- _WHAT TO WORK ON_
Pictures stay out of the copy. Please reproduce only the lines between the one holding "Output the Python" and the one holding "import seaborn as sns", inclusive.

(begin)

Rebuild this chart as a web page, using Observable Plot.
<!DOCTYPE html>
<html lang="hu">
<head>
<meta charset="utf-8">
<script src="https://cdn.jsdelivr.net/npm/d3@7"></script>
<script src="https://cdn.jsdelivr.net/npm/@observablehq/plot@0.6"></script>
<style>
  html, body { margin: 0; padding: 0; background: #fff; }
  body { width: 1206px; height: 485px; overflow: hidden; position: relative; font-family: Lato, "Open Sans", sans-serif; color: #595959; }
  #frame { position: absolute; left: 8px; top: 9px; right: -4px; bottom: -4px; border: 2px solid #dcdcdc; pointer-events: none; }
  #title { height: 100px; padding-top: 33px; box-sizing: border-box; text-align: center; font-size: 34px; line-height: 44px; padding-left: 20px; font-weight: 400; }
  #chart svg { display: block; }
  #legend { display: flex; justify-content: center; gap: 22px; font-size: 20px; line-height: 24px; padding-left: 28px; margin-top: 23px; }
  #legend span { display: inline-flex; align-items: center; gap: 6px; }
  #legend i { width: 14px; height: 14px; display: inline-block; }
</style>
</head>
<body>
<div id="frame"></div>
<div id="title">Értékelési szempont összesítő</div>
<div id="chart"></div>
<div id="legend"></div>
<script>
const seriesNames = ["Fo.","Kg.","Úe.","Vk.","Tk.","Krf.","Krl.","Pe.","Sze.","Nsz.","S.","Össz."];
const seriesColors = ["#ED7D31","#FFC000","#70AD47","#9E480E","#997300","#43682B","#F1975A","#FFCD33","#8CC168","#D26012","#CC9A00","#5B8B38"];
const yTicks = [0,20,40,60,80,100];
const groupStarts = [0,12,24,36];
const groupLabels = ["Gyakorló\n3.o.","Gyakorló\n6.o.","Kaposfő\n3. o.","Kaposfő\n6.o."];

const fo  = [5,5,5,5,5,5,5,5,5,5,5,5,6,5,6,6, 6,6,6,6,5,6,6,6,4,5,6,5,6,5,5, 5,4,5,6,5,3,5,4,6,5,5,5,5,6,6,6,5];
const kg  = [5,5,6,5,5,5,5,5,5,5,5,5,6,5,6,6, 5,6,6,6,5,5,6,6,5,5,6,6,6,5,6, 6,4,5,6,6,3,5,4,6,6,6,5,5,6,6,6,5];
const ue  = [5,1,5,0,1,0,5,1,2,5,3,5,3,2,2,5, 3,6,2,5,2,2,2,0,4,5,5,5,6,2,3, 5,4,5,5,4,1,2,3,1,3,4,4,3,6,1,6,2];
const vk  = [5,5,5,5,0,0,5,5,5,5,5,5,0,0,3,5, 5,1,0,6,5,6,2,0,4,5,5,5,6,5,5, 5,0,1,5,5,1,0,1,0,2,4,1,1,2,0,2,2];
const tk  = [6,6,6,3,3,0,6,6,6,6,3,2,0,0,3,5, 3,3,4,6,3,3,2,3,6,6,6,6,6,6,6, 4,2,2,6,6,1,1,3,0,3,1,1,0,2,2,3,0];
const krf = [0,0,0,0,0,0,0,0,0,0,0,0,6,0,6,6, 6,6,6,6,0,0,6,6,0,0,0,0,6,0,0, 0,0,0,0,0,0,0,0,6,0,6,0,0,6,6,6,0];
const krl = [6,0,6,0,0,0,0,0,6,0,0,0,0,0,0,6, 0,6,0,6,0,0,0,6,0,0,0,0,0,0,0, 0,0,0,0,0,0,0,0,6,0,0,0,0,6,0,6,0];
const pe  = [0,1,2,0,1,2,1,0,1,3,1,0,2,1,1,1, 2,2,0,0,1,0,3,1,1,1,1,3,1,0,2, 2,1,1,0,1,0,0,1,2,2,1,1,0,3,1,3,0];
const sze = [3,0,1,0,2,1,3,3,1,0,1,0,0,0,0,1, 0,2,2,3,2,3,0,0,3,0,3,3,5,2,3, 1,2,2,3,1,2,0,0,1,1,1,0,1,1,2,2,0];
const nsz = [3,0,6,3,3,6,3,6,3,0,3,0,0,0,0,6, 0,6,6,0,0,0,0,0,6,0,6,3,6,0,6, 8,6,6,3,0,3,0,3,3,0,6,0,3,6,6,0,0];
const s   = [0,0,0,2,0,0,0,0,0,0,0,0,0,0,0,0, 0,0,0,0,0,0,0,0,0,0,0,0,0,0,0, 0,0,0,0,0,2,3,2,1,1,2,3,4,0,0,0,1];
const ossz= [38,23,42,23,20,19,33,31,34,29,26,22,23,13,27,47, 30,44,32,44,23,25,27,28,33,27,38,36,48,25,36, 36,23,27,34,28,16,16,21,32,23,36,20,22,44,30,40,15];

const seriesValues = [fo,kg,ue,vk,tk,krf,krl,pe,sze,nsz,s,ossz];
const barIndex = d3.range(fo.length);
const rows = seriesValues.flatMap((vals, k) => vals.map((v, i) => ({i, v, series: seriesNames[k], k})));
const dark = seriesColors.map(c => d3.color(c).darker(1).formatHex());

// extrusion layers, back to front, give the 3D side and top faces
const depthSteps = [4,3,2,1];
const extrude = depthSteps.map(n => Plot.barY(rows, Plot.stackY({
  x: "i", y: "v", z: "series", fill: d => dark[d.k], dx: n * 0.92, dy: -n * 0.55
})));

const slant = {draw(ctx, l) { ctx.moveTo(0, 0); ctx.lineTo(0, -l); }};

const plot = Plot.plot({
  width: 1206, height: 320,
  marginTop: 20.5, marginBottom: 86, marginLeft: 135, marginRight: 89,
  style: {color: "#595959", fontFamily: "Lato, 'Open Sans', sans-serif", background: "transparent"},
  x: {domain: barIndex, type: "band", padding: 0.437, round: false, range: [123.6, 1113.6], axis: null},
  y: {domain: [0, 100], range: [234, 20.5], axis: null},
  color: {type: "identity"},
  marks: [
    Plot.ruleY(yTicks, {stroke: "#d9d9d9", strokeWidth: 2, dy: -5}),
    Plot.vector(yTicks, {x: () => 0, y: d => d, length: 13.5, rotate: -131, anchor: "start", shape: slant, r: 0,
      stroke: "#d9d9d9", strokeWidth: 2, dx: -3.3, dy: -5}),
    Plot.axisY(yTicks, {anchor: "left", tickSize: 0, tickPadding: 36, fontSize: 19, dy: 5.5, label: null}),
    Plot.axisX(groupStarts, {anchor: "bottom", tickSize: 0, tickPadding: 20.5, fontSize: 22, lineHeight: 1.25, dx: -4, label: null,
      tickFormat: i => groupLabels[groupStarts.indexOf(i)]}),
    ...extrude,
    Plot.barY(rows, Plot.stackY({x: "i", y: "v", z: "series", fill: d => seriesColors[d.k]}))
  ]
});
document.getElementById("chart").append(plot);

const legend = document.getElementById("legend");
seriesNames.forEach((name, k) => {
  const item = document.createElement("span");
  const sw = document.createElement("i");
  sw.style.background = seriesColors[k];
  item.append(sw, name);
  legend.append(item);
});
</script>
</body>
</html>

(end)
(begin)

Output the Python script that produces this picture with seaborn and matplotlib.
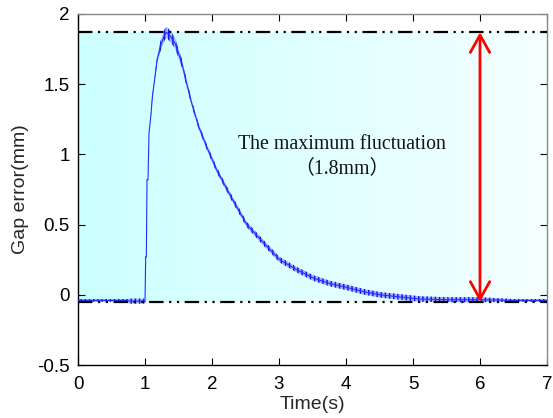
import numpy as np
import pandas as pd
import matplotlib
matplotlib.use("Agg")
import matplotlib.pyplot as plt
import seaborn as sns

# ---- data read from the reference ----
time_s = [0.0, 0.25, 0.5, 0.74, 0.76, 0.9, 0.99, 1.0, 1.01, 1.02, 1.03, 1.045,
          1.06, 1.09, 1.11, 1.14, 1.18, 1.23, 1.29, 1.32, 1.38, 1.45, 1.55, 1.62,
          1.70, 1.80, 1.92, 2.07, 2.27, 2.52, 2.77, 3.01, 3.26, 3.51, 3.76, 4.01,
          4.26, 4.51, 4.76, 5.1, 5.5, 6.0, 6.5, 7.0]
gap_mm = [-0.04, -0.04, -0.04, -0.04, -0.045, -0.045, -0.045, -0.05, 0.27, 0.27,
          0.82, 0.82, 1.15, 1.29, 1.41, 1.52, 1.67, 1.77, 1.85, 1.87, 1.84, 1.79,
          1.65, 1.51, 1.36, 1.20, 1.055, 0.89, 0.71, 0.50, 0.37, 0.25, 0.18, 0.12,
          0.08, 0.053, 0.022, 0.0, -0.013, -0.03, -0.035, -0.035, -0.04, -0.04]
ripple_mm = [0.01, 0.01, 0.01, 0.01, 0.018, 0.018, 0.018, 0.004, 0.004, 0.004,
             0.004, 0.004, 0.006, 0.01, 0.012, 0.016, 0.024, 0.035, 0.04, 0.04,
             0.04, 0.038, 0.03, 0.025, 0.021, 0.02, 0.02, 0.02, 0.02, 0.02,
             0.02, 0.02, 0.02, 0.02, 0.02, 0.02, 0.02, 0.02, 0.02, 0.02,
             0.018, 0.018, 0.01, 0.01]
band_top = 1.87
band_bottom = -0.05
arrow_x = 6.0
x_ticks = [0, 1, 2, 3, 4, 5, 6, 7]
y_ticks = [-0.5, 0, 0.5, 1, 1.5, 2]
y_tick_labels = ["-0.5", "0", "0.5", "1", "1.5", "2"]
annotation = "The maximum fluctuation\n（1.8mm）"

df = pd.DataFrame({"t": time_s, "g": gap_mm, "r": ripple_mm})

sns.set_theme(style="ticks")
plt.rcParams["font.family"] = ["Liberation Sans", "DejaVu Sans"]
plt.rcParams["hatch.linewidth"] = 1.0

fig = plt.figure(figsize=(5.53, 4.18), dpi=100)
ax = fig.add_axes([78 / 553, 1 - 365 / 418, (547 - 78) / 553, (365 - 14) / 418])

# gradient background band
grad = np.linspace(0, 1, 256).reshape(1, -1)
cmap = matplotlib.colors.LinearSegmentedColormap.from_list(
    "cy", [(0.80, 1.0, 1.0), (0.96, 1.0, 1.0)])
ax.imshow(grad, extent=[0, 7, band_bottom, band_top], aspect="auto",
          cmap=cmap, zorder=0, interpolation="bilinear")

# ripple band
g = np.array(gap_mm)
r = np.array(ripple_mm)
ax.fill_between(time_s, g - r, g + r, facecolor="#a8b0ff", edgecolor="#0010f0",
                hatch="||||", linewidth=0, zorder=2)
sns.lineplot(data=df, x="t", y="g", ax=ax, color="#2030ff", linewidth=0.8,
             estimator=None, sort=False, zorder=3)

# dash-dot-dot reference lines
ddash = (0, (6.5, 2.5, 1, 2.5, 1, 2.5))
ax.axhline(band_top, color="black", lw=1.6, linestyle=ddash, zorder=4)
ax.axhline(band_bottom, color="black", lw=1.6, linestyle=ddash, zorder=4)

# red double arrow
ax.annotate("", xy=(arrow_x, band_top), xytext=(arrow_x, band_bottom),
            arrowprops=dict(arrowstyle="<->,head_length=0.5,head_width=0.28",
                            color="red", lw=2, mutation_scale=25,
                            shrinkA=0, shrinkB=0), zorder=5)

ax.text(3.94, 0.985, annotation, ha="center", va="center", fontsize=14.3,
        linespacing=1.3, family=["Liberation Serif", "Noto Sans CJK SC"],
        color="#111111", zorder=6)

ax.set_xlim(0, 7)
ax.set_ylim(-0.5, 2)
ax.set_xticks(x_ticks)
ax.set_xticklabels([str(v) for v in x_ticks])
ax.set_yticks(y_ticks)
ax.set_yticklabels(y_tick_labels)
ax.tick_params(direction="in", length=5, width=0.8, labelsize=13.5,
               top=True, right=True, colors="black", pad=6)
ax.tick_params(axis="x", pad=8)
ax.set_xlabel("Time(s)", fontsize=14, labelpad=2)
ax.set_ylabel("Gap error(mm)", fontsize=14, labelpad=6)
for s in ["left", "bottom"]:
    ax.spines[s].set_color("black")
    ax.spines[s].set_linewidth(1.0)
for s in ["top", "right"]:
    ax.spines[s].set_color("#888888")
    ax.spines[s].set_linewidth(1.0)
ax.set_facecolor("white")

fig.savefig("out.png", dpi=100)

(end)
(begin)

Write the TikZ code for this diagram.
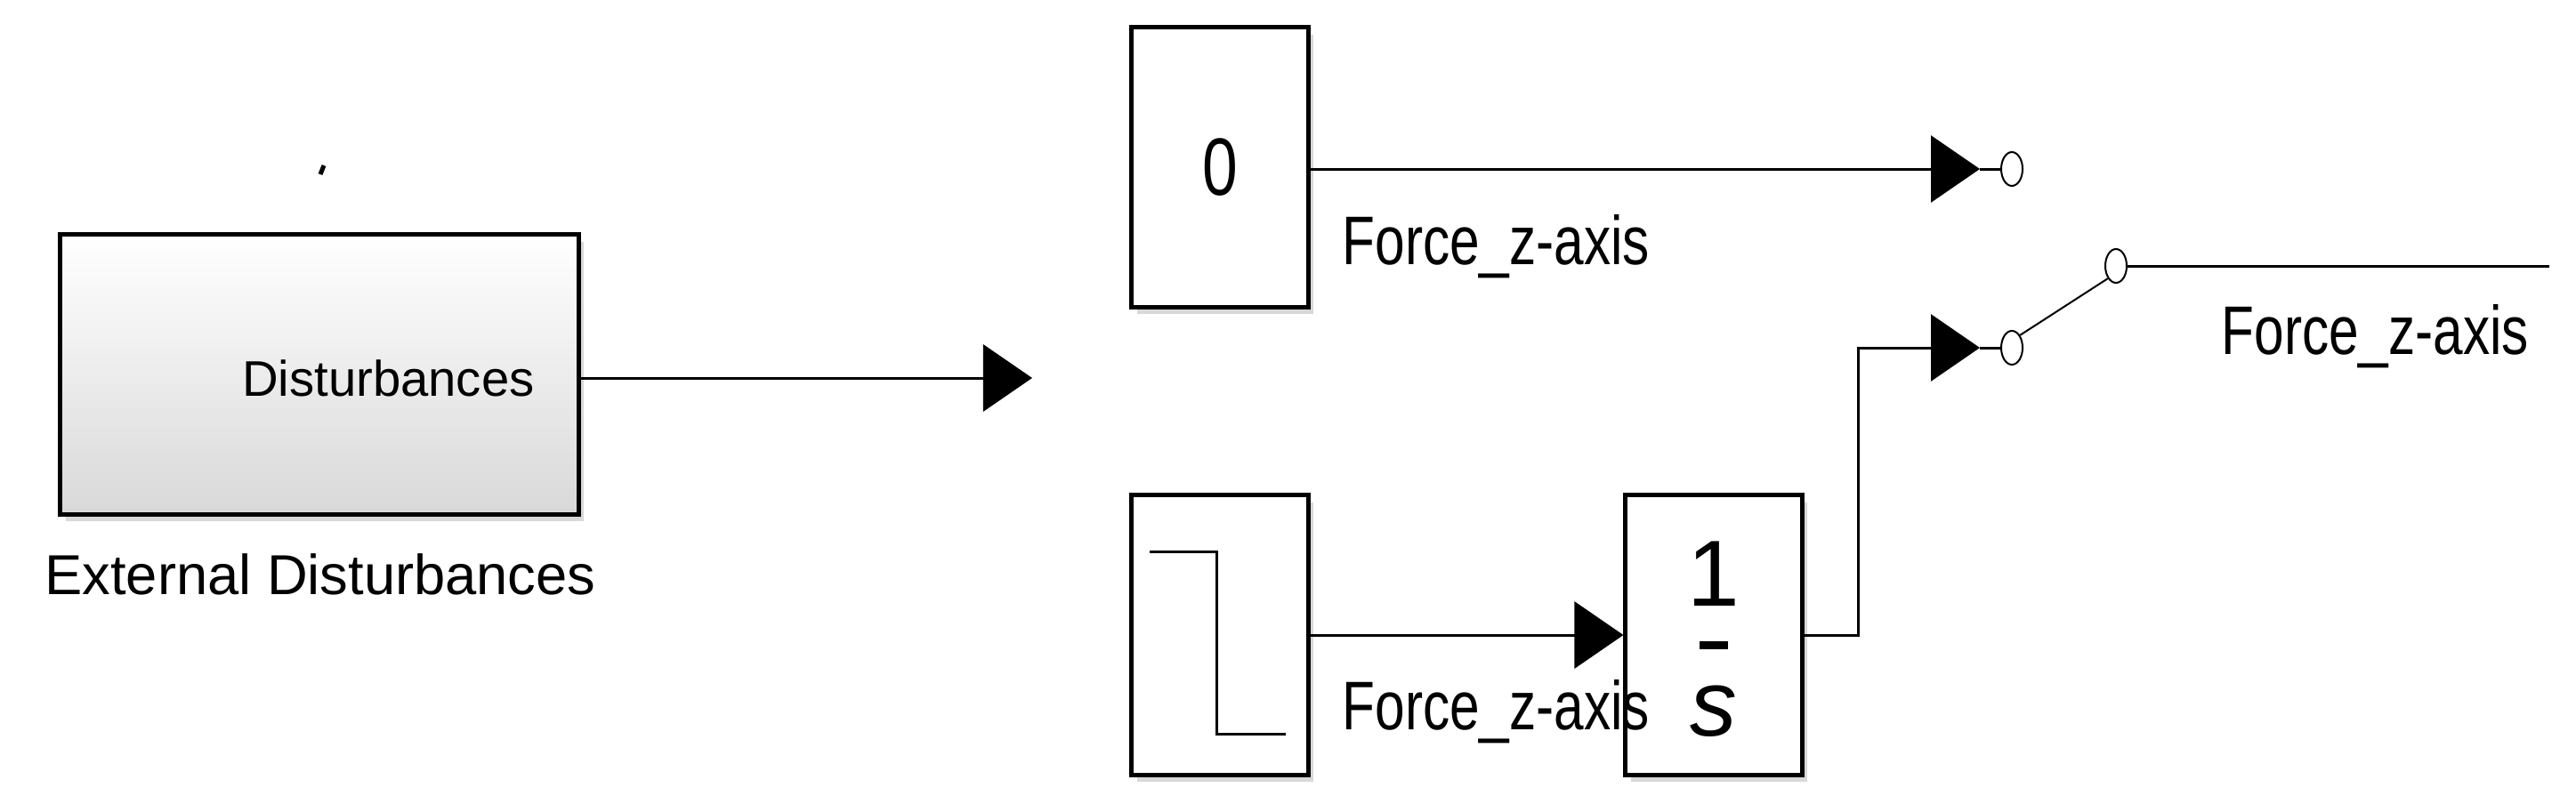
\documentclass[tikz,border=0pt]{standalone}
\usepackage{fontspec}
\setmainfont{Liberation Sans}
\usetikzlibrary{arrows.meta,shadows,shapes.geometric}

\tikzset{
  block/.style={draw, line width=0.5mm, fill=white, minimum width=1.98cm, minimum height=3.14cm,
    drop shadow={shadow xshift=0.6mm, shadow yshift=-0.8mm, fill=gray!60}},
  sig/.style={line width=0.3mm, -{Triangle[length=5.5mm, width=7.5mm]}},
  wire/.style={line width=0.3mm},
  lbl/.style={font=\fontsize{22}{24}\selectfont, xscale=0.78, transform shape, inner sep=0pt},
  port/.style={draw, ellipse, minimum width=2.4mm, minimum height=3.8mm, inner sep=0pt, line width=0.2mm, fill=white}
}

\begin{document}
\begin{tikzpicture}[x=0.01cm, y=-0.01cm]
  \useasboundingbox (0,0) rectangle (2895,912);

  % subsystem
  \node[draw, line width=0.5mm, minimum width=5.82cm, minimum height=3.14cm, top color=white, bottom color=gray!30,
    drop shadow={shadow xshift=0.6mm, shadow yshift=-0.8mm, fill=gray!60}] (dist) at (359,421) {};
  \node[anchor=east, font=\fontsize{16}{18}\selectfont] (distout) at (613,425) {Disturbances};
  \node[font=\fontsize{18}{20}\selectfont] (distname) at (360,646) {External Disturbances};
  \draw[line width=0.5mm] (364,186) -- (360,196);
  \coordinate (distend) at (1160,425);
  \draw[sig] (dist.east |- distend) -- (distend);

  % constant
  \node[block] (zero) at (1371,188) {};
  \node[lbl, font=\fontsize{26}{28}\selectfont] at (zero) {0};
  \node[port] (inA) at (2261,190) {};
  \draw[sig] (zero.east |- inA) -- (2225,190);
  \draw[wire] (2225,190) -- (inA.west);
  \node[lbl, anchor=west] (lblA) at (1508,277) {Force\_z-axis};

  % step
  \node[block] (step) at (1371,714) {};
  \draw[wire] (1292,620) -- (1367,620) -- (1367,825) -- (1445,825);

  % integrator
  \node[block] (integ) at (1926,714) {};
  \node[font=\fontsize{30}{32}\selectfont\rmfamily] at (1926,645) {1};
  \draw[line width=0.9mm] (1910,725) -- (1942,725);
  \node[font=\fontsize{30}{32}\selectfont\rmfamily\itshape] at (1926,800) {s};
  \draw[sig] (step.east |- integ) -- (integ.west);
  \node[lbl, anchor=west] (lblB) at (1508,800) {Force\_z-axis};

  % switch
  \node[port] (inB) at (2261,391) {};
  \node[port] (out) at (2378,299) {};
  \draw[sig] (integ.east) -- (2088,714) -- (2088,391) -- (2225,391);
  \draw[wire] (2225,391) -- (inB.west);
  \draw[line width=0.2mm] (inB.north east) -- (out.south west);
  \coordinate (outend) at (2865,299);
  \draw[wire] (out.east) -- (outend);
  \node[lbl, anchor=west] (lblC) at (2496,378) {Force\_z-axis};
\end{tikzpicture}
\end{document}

(end)

- _EXERCISE OUTPUT_
Output the Python script that produces this picture with seaborn and matplotlib.
import numpy as np
import pandas as pd
import matplotlib
matplotlib.use("Agg")
import matplotlib.pyplot as plt
import seaborn as sns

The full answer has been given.